I’m going to say something that is going to make some people cringe. From the very first time I saw two pink lines on a stick that informed me that my husband and I were in way over our heads I wanted a boy. I wanted dirt, slugs, trucks, and all the boy things. Three pregnancies later and no boy is in sight for us!

Yes. I wanted healthy. I was thrilled with healthy.

Yes. I love my girls. I wouldn’t trade them for anything.

Still. I wanted a boy.

I wanted a boy with our first for 20 weeks straight. At the ultrasound I just knew it would be! When I was told that my “boy” was indeed a little girl in those images..I suddenly felt less prepared for parenting than I ever had been. You see, growing up I learned two things very quickly.

  1. Girls were mean. I may have been a girl but other girls intimidated me for many years for a number of reasons.
  2. I had no idea how to be “girly” or at least the version of girly that my mind conjured up. Painting my nails? Yeah I painted my whole finger. Hair? A pony tail was as complex as I got. My favorite clothing item for YEARS were pairs of boy’s basketball shorts. They were comfy. They had pockets. What more could someone want?

How was someone like me supposed to raise a girl? Then 2 girls? Now three girls! Fortunately, like many things in parenting you learn a lot. Here is what raising girls has taught me..

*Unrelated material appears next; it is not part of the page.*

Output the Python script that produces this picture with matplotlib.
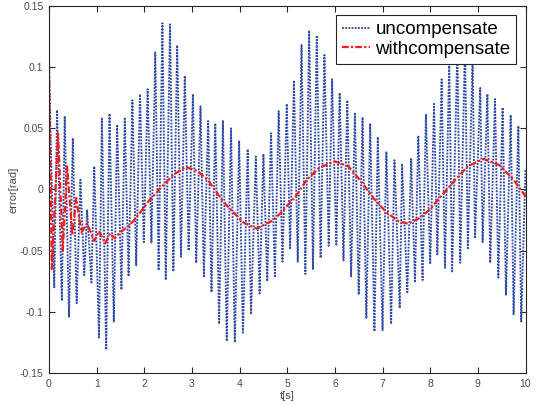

  1. How to French Braid – I knew if I was having girls I wanted to be able to braid their hair. Thank heavens for YouTube and the motivation of my first daughter’s pending arrival. I’ve now mastered the French Braid, Dutch Braid, Fishtail Braid, the braid that’s never been named yet braid — you get the idea. It’s pretty cool.
  2. How to Play Dress Up – I don’t remember owning (or wanting) a single dress up dress. My oldest could own every one in the world and never have enough. This was entirely new to me.
  3. That some girls ARE mean at times- but that girls are also sweet, loyal, sensitive, brave, kind, generous, smart, ambitious, LOUD, and smelly.
  4. You can wear a dress or skirt no matter what you are doing. I always avoided dresses. I didn’t know how to act “lady like” or at least it didn’t come naturally. My oldest two girls love dresses. They also love crawling on their hands and knees, rolling in the grass, jumping in mud puddles, and doing cartwheels in their dresses. Sure, I probably won’t be doing cartwheels in a dress any time soon but if they can pull off the look – I’ve been brave enough to try it to. They inspire me.
  5. That being a girl doesn’t mean you can’t be into bugs, dirt, Legos, books, dead things (oh dead things), sports, hot wheels, and general mischief. It means you get to be into all of those things while also being everything else the world implies a girl should be. Maybe I should have learned that from myself, but in the end I needed their help in order to fully understand.
  6. That being a girl is fun. It’s powerful. It’s worthwhile.

And the most important thing that having girls has taught me?

Sometimes God doesn’t give you what you want..he gives you what you need..and I folks, needed three little girls.